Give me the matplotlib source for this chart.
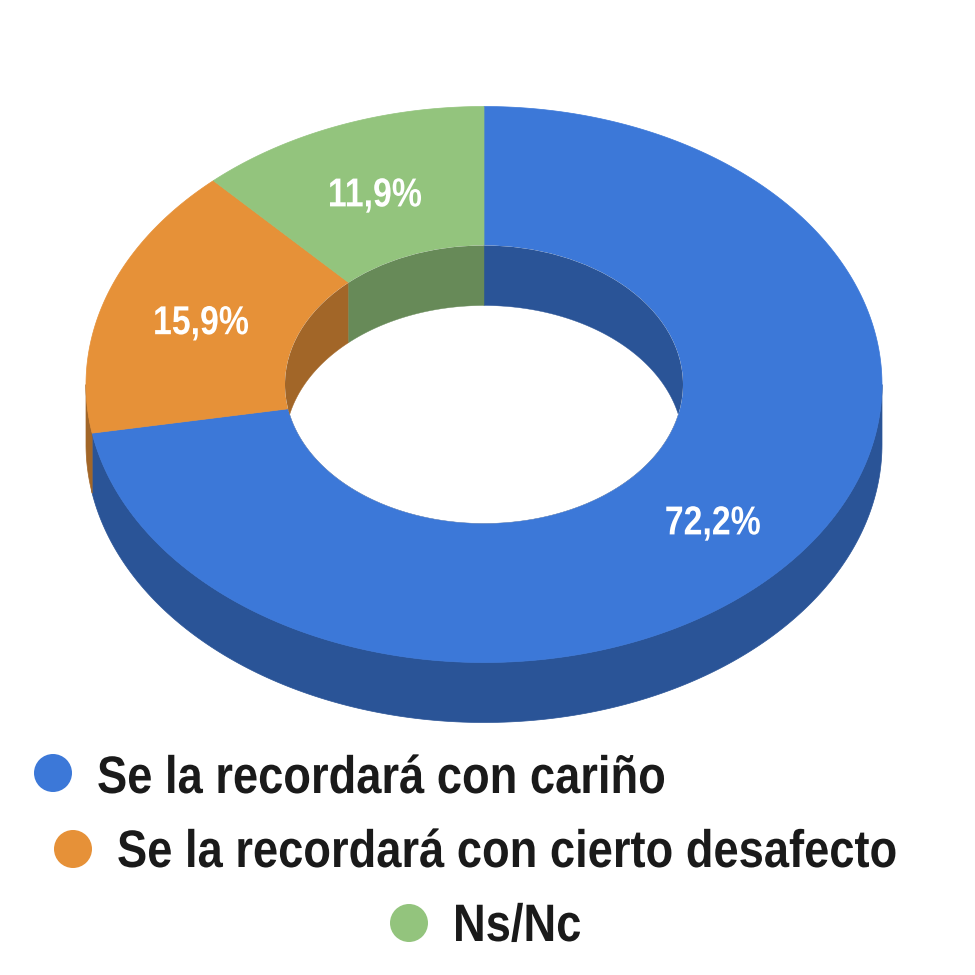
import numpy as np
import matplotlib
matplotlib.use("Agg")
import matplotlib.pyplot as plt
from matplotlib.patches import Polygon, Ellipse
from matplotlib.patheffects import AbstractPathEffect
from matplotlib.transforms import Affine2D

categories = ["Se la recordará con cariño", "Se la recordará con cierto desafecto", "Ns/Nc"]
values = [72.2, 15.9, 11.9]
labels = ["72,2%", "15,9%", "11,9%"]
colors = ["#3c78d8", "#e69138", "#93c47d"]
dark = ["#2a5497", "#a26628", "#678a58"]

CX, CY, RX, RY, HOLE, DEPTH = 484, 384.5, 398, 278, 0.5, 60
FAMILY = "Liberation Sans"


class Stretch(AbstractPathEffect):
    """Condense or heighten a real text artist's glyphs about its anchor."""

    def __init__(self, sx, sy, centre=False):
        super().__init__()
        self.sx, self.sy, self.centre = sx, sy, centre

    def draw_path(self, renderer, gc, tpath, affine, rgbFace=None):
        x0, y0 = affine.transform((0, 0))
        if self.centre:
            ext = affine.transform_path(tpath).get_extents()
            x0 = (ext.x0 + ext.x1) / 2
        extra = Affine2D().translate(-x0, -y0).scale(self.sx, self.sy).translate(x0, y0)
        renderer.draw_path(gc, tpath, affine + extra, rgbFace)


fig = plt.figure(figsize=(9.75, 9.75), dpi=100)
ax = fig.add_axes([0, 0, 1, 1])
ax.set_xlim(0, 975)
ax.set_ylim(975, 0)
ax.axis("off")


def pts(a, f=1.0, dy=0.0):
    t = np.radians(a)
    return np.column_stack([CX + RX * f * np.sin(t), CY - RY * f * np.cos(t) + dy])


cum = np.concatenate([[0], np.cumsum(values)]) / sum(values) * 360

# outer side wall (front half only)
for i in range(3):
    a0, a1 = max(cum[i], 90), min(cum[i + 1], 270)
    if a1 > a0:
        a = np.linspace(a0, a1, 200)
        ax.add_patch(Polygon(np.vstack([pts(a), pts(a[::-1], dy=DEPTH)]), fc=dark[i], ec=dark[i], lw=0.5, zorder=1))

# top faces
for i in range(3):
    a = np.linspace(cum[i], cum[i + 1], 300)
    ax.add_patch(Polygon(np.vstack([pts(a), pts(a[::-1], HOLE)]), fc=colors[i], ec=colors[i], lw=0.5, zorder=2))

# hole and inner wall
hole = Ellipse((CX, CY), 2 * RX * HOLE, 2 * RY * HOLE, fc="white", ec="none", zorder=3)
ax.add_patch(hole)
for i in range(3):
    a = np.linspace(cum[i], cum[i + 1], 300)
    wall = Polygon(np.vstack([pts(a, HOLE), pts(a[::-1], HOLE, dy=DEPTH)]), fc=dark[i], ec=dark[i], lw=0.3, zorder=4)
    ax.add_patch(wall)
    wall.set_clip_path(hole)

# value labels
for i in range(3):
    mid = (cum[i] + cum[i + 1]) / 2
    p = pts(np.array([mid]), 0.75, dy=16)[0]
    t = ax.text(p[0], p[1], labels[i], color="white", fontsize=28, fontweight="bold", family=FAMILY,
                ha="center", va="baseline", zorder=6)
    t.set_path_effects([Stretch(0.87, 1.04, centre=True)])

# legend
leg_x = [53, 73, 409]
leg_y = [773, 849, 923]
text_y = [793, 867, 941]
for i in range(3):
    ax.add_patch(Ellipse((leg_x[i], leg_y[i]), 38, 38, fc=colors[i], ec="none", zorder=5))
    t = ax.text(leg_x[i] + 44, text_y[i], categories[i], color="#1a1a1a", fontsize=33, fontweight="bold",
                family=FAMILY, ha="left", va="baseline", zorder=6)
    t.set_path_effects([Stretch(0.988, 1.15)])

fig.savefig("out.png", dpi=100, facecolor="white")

### EXERCISE
Return each line that includes "matplotlib".

### COMPLETED EXERCISE
Give me the matplotlib source for this chart.
import matplotlib
matplotlib.use("Agg")
import matplotlib.pyplot as plt
from matplotlib.patches import Polygon, Ellipse
from matplotlib.patheffects import AbstractPathEffect
from matplotlib.transforms import Affine2D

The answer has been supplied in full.